There's an absurd debate going on about whether, by hiring Glenn Greenwald and Laura Poitras (who are the only journalists who have a full set of the documents Edward Snowden leaked), Pierre Omidyar has obtained a "monopoly" over NSA's secrets. As to the substance of the debate: if Omidyar did set out to monopolize the NSA's secrets, he's a failure of a billionaire monopolist, given that since he and Greenwald first joined forces, a slew of other outlets have been publishing Omidyar's monopoly with no apparent compensation to him.
Bad billionaire monopolist!
That said, I'm rather stunned that Bob Woodward -- both his history as the previously quintessential "journalist" and his comments about the Snowden leaks specifically -- has only received passing mention in this debate. Greenwald mentioned him to deflect claims that his practice with Snowden was any different from what Woodward has done across his career.
Or let's take the revered-in-DC Bob Woodward, who has become America's richest journalist by writing book after book over the last decade that has spilled many of America's most sensitive secrets fed to him by top US government officials. In fact, his books are so filled withvital and sensitive secrets that Osama bin Laden personally recommended that they be read. Shall we accuse Woodward of selling US secrets to his publisher and profiteering off of them, and suggest he be prosecuted?
But what Woodward does is different, and he explicitly stated it would have been different if he were sitting on Snowden's stash.
I would have said to [Snowden], let's not reveal who you are. Let's make you a protected source, and give me time with this data and let's sort it out and present it in a coherent way. I think people are confused about whether it's illegal, whether it's bad, whether it's bad policy.
That is, it's not just that (as Dave Weinberger observes) there are many options besides Greenwald and Poitras these days.
Before the Web, the charge that Greenwald is monopolizing the information wouldn't even have made sense because there wasn't an alternative. Yes, he might have turned the entire cache over to The Guardian or the New York Times, but then would those newspapers look like monopolists? No, they'd look like journalists, like stewards. Now there are options. Snowden could have posted the cache openly on a Web site. He could have created a torrent so that they circulate forever. He could have given them to Wikileaks curate. He could have sent them to 100 newspapers simultaneously.
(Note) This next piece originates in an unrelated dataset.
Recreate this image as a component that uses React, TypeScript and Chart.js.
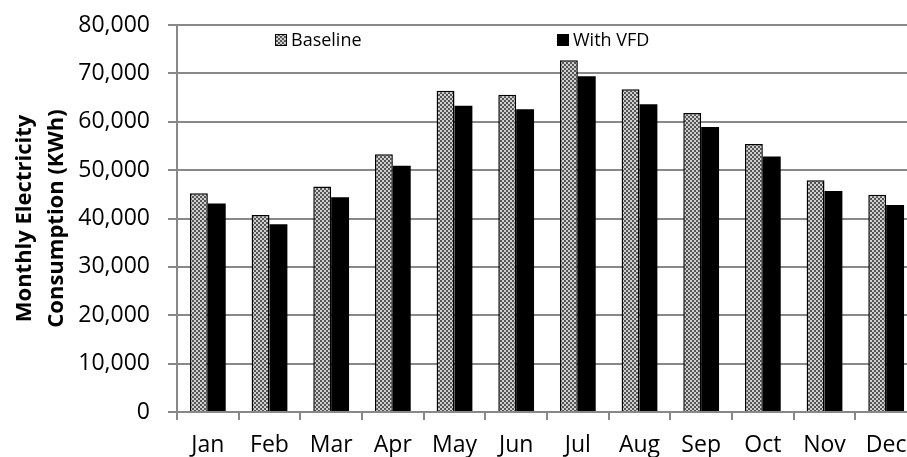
import React, { useEffect, useRef } from "react";
import { Chart, registerables } from "chart.js";

Chart.register(...registerables);

const months = ["Jan", "Feb", "Mar", "Apr", "May", "Jun", "Jul", "Aug", "Sep", "Oct", "Nov", "Dec"];
const baselineValues = [45200, 40700, 46600, 53300, 66400, 65600, 72700, 66700, 61800, 55400, 47900, 44900];
const vfdValues = [43100, 38800, 44400, 50900, 63300, 62600, 69400, 63600, 58900, 52800, 45700, 42800];
const seriesLabels = ["Baseline", "With VFD"];
const yTitleLines = ["Monthly Electricity", "Consumption (KWh)"];
const yMin = 0;
const yMax = 80000;
const yStep = 10000;

function makePattern(): CanvasPattern | string {
  const c = document.createElement("canvas");
  c.width = 4;
  c.height = 4;
  const g = c.getContext("2d");
  if (!g) return "#929292";
  g.fillStyle = "#d0d0d0";
  g.fillRect(0, 0, 4, 4);
  g.fillStyle = "#555555";
  g.fillRect(0, 0, 2, 2);
  g.fillRect(2, 2, 2, 2);
  const p = g.createPattern(c, "repeat");
  return p || "#929292";
}

export default function App() {
  const ref = useRef<HTMLCanvasElement | null>(null);

  useEffect(() => {
    if (!ref.current) return;
    const pattern = makePattern();
    const FONT = "'Open Sans', 'DejaVu Sans', sans-serif";

    const legendPlugin = {
      id: "customLegend",
      afterDraw(chart: any) {
        const ctx = chart.ctx;
        const area = chart.chartArea;
        const xs = [area.left + 98, area.left + 380];
        const yc = 32;
        ctx.save();
        ctx.font = `18px ${FONT}`;
        ctx.textBaseline = "middle";
        ctx.textAlign = "left";
        chart.data.datasets.forEach((ds: any, i: number) => {
          const x = xs[i];
          ctx.fillStyle = ds.backgroundColor;
          ctx.fillRect(x, yc - 6, 12, 12);
          ctx.strokeStyle = "#000";
          ctx.lineWidth = 1;
          ctx.strokeRect(x + 0.5, yc - 5.5, 11, 11);
          ctx.fillStyle = "#000";
          ctx.fillText(ds.label, x + 16, yc + 1);
        });
        ctx.restore();
      },
    };

    const chart = new Chart(ref.current, {
      type: "bar",
      data: {
        labels: months,
        datasets: [
          {
            label: seriesLabels[0],
            data: baselineValues,
            backgroundColor: pattern as any,
            borderColor: "#000000",
            borderWidth: 1.5,
            categoryPercentage: 0.58,
            barPercentage: 1.0,
          },
          {
            label: seriesLabels[1],
            data: vfdValues,
            backgroundColor: "#000000",
            borderColor: "#000000",
            borderWidth: 0,
            categoryPercentage: 0.58,
            barPercentage: 1.0,
          },
        ],
      },
      options: {
        responsive: false,
        animation: false,
        devicePixelRatio: 1,
        layout: { padding: { top: 17, right: 3, left: 0, bottom: 0 } },
        plugins: {
          legend: { display: false },
          tooltip: { enabled: false },
        },
        scales: {
          x: {
            offset: true,
            grid: {
              display: true,
              drawOnChartArea: false,
              drawTicks: true,
              tickLength: 8,
              color: "#888888",
              lineWidth: 2,
              offset: true,
            },
            border: { display: true, color: "#888888", width: 2 },
            ticks: {
              color: "#000000",
              font: { family: FONT, size: 23 },
              padding: 12,
              maxRotation: 0,
              autoSkip: false,
            },
            afterFit(scale: any) {
              scale.height = 45;
              scale.paddingLeft = 0;
              scale.paddingRight = 0;
            },
          },
          y: {
            min: yMin,
            max: yMax,
            grid: {
              color: "#888888",
              lineWidth: 2,
              drawTicks: true,
              tickLength: 9,
            },
            border: { display: true, color: "#888888", width: 2 },
            ticks: {
              stepSize: yStep,
              color: "#000000",
              font: { family: FONT, size: 23 },
              padding: 18,
              callback: (v: any) => Number(v).toLocaleString("en-US"),
            },
            title: {
              display: true,
              text: yTitleLines,
              color: "#000000",
              font: { family: FONT, size: 22, weight: "bold", lineHeight: 1.45 },
              padding: { top: 1, bottom: 0 },
            },
            afterFit(scale: any) {
              scale.width = 169;
              scale.paddingTop = 0;
              scale.paddingBottom = 0;
            },
          },
        },
      },
      plugins: [legendPlugin],
    });

    return () => chart.destroy();
  }, []);

  return (
    <div
      style={{
        position: "fixed",
        top: 8,
        left: 8,
        width: 899,
        height: 449,
        overflow: "hidden",
        background: "#ffffff",
      }}
    >
      <canvas ref={ref} width={912} height={449} style={{ display: "block" }} />
    </div>
  );
}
He could have posted them in encrypted form and have given the key to the Dalai Lama or Jon Stewart. There are no end of options. But Snowden didn't. Snowden wanted the information curated, and redacted when appropriate. He trusted his hand-picked journalists more than any newspaper to figure out what "appropriate" means.
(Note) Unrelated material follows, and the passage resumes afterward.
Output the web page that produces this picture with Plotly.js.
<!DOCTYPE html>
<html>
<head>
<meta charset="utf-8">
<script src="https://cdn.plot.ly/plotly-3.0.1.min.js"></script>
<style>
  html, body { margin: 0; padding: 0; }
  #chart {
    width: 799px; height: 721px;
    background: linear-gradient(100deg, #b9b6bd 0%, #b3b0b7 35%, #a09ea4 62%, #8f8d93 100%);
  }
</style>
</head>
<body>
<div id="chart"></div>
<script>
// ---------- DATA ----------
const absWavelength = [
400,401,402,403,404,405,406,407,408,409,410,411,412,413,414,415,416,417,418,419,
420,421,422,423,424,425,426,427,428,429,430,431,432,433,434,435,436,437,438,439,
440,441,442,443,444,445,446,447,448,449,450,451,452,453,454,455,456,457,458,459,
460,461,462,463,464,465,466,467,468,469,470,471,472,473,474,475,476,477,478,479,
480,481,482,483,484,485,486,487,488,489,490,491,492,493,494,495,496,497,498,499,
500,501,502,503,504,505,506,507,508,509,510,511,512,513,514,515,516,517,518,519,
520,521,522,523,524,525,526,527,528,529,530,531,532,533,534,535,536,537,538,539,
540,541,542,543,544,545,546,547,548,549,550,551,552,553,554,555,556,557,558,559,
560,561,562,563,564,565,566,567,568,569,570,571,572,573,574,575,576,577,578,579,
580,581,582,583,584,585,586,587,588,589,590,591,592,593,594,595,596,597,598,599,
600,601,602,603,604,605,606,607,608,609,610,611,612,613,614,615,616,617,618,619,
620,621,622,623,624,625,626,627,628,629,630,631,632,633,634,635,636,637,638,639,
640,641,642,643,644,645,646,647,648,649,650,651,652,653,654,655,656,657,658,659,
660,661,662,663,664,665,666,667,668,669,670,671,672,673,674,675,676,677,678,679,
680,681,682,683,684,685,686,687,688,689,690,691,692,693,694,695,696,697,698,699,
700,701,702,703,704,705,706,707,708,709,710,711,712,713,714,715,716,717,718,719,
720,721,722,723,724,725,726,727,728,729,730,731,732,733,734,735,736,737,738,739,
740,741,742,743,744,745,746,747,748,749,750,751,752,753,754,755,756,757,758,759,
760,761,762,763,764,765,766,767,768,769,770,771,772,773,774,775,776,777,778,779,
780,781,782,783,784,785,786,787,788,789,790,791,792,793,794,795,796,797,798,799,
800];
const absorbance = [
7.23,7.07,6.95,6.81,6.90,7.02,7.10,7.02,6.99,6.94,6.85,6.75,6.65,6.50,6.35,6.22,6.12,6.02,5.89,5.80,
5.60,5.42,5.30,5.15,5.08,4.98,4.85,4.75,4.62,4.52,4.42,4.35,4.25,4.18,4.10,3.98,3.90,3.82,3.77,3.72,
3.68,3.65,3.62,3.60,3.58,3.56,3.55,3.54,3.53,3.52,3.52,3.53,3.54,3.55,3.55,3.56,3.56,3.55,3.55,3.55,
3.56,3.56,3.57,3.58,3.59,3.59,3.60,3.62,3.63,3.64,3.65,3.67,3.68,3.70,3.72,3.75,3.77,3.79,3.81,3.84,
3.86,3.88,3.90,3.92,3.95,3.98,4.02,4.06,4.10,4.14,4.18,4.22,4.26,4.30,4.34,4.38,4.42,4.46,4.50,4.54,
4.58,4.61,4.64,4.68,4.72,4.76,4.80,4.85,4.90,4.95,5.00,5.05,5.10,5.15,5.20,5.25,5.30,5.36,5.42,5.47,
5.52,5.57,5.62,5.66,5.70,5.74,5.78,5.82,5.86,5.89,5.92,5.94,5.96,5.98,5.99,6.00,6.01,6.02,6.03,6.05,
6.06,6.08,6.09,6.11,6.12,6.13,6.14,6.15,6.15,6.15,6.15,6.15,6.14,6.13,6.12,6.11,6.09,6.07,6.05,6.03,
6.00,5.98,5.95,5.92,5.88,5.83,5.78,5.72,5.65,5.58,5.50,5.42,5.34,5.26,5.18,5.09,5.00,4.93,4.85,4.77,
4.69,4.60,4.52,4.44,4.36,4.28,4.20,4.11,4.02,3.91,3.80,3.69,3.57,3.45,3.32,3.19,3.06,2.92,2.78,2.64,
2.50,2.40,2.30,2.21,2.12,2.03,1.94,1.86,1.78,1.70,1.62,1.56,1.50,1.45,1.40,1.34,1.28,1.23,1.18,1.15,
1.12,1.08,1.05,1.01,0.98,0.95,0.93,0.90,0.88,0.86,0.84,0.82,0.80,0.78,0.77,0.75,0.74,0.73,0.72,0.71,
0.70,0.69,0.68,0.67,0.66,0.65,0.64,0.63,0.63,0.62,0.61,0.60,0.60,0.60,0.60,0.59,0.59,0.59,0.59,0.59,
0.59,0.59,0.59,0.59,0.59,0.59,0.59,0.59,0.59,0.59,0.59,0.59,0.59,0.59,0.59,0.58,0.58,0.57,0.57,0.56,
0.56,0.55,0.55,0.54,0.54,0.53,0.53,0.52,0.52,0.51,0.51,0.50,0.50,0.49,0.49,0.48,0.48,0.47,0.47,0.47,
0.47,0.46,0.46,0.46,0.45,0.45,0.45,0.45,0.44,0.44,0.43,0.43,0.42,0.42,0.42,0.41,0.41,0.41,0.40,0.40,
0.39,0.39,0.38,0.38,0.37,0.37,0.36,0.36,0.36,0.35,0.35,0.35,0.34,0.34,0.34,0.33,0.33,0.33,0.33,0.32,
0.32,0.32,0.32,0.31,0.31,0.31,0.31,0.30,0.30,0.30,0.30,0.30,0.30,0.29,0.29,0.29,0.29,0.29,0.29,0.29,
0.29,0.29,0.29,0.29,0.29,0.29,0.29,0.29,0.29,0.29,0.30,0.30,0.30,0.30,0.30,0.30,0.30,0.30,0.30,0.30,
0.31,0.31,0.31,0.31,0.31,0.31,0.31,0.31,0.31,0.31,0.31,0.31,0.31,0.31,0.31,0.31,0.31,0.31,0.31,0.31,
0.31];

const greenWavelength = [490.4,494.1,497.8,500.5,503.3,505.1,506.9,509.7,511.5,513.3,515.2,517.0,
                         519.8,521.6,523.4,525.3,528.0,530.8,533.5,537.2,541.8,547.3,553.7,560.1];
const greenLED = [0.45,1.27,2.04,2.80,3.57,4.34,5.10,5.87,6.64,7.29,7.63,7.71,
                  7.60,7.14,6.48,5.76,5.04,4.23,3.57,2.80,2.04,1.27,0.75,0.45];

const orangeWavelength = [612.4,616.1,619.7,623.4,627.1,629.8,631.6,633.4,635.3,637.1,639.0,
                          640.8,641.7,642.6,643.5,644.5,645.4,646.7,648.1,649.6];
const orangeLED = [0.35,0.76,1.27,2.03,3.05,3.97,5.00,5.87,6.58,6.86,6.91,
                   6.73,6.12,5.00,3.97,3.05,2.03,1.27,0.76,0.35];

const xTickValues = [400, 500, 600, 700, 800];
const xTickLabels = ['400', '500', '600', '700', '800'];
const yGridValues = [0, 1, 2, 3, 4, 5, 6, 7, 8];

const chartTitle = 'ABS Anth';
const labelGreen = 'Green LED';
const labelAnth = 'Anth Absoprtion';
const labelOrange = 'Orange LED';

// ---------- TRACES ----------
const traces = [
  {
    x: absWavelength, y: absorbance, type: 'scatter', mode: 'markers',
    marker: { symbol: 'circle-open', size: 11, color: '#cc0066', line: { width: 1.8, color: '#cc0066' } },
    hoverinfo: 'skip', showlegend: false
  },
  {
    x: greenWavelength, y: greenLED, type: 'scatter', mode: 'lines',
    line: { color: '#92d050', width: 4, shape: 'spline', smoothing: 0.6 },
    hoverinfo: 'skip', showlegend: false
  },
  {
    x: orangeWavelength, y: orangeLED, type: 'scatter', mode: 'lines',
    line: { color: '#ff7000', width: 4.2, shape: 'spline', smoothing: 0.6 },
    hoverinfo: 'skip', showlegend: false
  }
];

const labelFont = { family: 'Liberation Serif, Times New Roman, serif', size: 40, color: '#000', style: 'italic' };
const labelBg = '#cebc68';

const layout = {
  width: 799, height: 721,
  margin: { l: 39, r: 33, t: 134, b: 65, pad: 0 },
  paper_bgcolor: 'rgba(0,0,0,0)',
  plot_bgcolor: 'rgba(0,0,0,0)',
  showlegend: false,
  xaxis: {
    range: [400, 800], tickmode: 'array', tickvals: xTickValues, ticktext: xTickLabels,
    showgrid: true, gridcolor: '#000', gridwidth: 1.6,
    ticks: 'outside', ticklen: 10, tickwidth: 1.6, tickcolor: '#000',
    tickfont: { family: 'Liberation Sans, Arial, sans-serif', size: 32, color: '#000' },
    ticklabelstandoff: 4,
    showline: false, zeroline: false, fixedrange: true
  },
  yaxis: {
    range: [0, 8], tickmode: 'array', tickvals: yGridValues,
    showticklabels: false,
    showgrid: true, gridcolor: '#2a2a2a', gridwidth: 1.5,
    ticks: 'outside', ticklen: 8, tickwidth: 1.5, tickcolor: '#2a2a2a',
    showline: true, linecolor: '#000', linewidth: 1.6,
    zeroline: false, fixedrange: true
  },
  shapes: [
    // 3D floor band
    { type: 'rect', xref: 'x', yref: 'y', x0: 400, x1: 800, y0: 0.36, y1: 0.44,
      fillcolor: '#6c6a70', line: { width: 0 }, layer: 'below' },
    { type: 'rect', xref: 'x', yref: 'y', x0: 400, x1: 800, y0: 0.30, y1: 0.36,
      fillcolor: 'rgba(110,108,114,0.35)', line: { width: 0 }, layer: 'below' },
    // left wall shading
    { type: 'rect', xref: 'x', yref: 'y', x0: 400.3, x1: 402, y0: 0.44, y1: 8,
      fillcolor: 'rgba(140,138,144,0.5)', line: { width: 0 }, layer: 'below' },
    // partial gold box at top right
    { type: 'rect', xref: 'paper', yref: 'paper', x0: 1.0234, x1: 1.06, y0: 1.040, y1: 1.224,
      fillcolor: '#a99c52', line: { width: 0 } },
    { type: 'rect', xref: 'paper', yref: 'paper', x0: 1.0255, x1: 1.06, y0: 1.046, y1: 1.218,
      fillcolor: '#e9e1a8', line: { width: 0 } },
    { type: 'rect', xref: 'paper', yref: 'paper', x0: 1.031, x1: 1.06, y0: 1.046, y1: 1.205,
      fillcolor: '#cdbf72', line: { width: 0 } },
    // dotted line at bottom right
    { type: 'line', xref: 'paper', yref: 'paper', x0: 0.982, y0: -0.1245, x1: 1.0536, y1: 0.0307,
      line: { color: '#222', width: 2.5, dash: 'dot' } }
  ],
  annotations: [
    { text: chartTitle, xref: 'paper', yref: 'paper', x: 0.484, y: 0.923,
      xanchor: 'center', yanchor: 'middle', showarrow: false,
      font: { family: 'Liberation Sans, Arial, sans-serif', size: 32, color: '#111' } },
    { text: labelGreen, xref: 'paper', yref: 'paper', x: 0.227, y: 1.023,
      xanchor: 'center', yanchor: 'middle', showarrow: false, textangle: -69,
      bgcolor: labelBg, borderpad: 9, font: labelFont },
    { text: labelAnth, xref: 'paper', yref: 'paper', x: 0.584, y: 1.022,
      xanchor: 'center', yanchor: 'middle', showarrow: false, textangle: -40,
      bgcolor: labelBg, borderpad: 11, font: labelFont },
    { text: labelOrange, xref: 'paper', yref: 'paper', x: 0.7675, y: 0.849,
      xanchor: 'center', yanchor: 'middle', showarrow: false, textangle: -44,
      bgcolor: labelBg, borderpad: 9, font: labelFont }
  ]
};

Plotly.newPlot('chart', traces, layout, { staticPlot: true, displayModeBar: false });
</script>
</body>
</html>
It's that the notion of stewardship has changed -- which, if Woodward is the model, previously meant a former intelligence operative would sit on the information for years, hiding both the information and the source, long enough for him to expose selected details through the actions of Important People, told in an omniscient voice.
Curiously, both Weinberger and Woodward talk of confusion not having this omniscient narrator causes.
That the charge that Glenn Greenwald is monopolizing or privatizing the Snowden information is even comprehensible to us is evidence of just how thoroughly the Web is changing our defaults and our concepts. Many of our core models are broken. We are confused.
Woodward believes he should have had the opportunity to tell us what to think about the dragnet. Greenwald's critics suspect Omidyar plans to tell us what to think about it (or keep it secret).
But the sheer confusion suggests any monopoly has already been thwarted.